RLU: In your interview for the Greenlight Bookstore, Sandra Lim asked you about the racial and ethnic (“identity”) marketing or enclosing that is foisted upon writers of color in the literary world. That a reader might pick up (and a publisher might market it this way) your book to “understand the trans Asian American experience. I want to situate this important critique with the Asian American Literary Archive, a space/place/container made by Asian American writers where people can actually go if they want to learn more about Asian American literary traditions and legacies. This might be reaching or not at all on the mark, but I was wondering if the flattening of so-called identity in the (literary) world is related to the archive.

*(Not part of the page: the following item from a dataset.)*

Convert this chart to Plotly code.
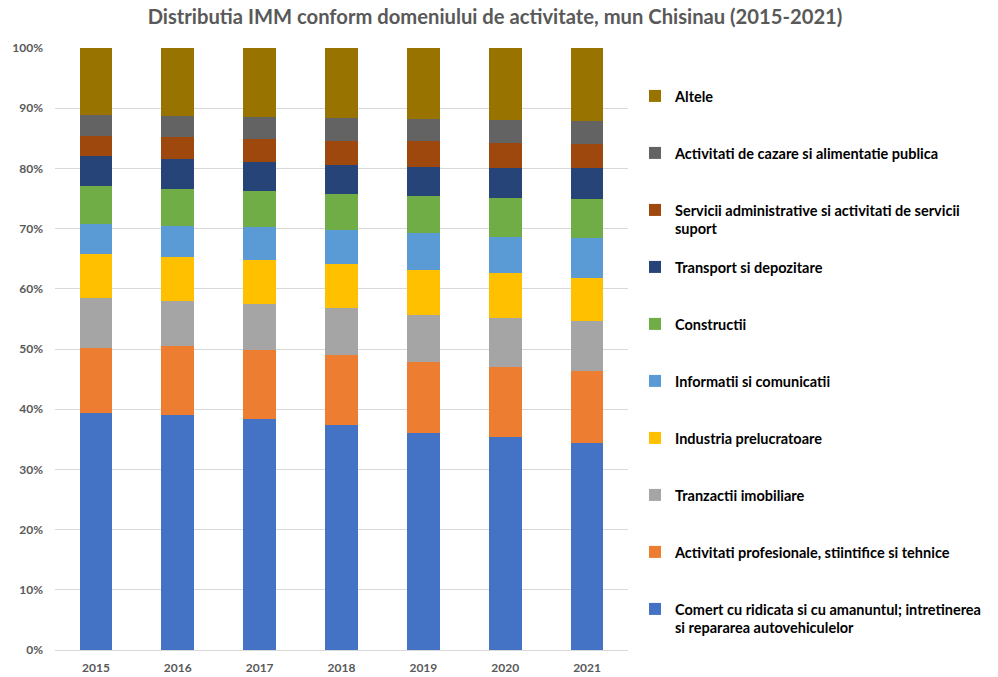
import plotly.graph_objects as go

years = ["2015", "2016", "2017", "2018", "2019", "2020", "2021"]

# share of SMEs per activity (%), stacked bottom to top
comert = [39.3, 39.0, 38.3, 37.3, 36.1, 35.4, 34.4]
profesionale = [10.9, 11.5, 11.6, 11.75, 11.8, 11.6, 11.95]
imobiliare = [8.3, 7.5, 7.6, 7.75, 7.7, 8.1, 8.3]
industria = [7.3, 7.3, 7.3, 7.3, 7.6, 7.6, 7.15]
informatii = [5.0, 5.1, 5.4, 5.7, 6.0, 5.9, 6.7]
constructii = [6.3, 6.2, 6.0, 6.0, 6.2, 6.5, 6.4]
transport = [5.0, 5.0, 4.9, 4.8, 4.9, 5.0, 5.2]
administrative = [3.3, 3.6, 3.8, 4.0, 4.2, 4.1, 4.0]
cazare = [3.5, 3.5, 3.6, 3.8, 3.7, 3.8, 3.8]
altele = [11.1, 11.3, 11.5, 11.6, 11.8, 12.0, 12.1]

y_ticks = [0, 10, 20, 30, 40, 50, 60, 70, 80, 90, 100]
y_tick_labels = [f"{v}%" for v in y_ticks]

series = [
    ("Comert cu ridicata si cu amanuntul; intretinerea<br>si repararea autovehiculelor", comert, "#4472C4"),
    ("Activitati profesionale, stiintifice si tehnice", profesionale, "#ED7D31"),
    ("Tranzactii imobiliare", imobiliare, "#A5A5A5"),
    ("Industria prelucratoare", industria, "#FFC000"),
    ("Informatii si comunicatii", informatii, "#5B9BD5"),
    ("Constructii", constructii, "#70AD47"),
    ("Transport si depozitare", transport, "#264478"),
    ("Servicii administrative si activitati de servicii<br>suport", administrative, "#9E480E"),
    ("Activitati de cazare si alimentatie publica", cazare, "#636363"),
    ("Altele", altele, "#997300"),
]

FONT = "Lato"
W, H = 998, 677
PLOT_L, PLOT_R, PLOT_T, PLOT_B = 55, 628, 48, 650

# vertical position (px from top) of each legend entry's first text line
legend_rows_px = [609, 552, 495, 438, 381, 324, 267, 210, 153, 96]

fig = go.Figure()
layout_legends = {}
for i, (name, vals, color) in enumerate(series):
    key = "legend" if i == 0 else f"legend{i + 1}"
    fig.add_trace(go.Bar(
        x=years, y=vals, name=name,
        marker=dict(color=color, line=dict(width=0)),
        legend=key,
    ))
    top_px = legend_rows_px[i] - 16
    layout_legends[key] = dict(
        x=635 / W,
        xref="container",
        xanchor="left",
        y=1 - top_px / H,
        yref="container",
        yanchor="top",
        bgcolor="rgba(0,0,0,0)",
        borderwidth=0,
        valign="top",
        font=dict(family=FONT, size=14.5, color="#000000", weight="bold"),
    )

fig.update_layout(
    barmode="stack",
    barnorm="percent",
    bargap=0.6,
    width=W, height=H,
    margin=dict(l=PLOT_L, r=W - PLOT_R, t=PLOT_T, b=H - PLOT_B, autoexpand=False),
    paper_bgcolor="white",
    plot_bgcolor="white",
    title=dict(
        text="Distributia IMM conform domeniului de activitate, mun Chisinau (2015-2021)",
        x=0.496, xanchor="center", y=0.975, yanchor="middle",
        font=dict(family=FONT, size=20.2, color="#595959", weight="bold"),
    ),
    xaxis=dict(
        automargin=False,
        showgrid=False, showline=True, linecolor="#D9D9D9", linewidth=1,
        ticks="", ticklabelstandoff=7,
        tickfont=dict(family=FONT, size=12, color="#595959", weight="bold"),
    ),
    yaxis=dict(
        automargin=False,
        range=[0, 100], tickvals=y_ticks, ticktext=y_tick_labels,
        showgrid=True, gridcolor="#D9D9D9", gridwidth=1,
        zeroline=False, showline=False, ticks="", ticklabelstandoff=11,
        tickfont=dict(family=FONT, size=12, color="#595959", weight="bold"),
    ),
    showlegend=True,
    **layout_legends,
)

fig.write_html("out.html")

Yanyi: When I conceive of the idea of ‘Asian American,’ I think of it particularly in that mode of coalition building that it came from the political standpoint of when the term was first coined. I'm very much not interested in cementing or canonizing one idea of what it means to be Asian American, rather to express the plurality of the differences within the community and to not be an organization that speaks for everyone. That feels very important to me. The fact that it's an archive without a physical space and that it is a place where we to think about literature not just as writers, but also readers of it. That is really important to me; there being a way for us to move forward our intellectual, intellectual and literary goals, whatever they may be in different parts of the community.
In terms of the flattening that is marketing, I don't really think I need to say much about, like, how dehumanizing and simplifying that is for anyone. Something else that’s been talked about is the fact that it becomes a door or an entryway for someone who is looking for you to actually find you, who may not be in your immediate community and doesn't know your friend's friend's friend who is your ex girlfriend's ex girlfriend. That is also kind of important. I think I've settled on it as a necessary evil part of this. I also think part of a way that we can move out of that is by supporting and doing the intellectual labor of helping us see what's different about each other and to come to each other's work in a way where we recognize the collective soup that we came out of.
So much of our experience is of not being seen or of being hyper-visible in a way that exposes us to violence. What does it really mean to see someone? One of the ways that I do that is by really looking at someone's work as much as possible and reading it as well as I can through all of my valences and experiences. Like everyone else, I'm not able to see everything. That's why literature needs a lot of people. That's why you have more than one reader. It takes all of us to see each other. We reflect to others what they can't even see in themselves.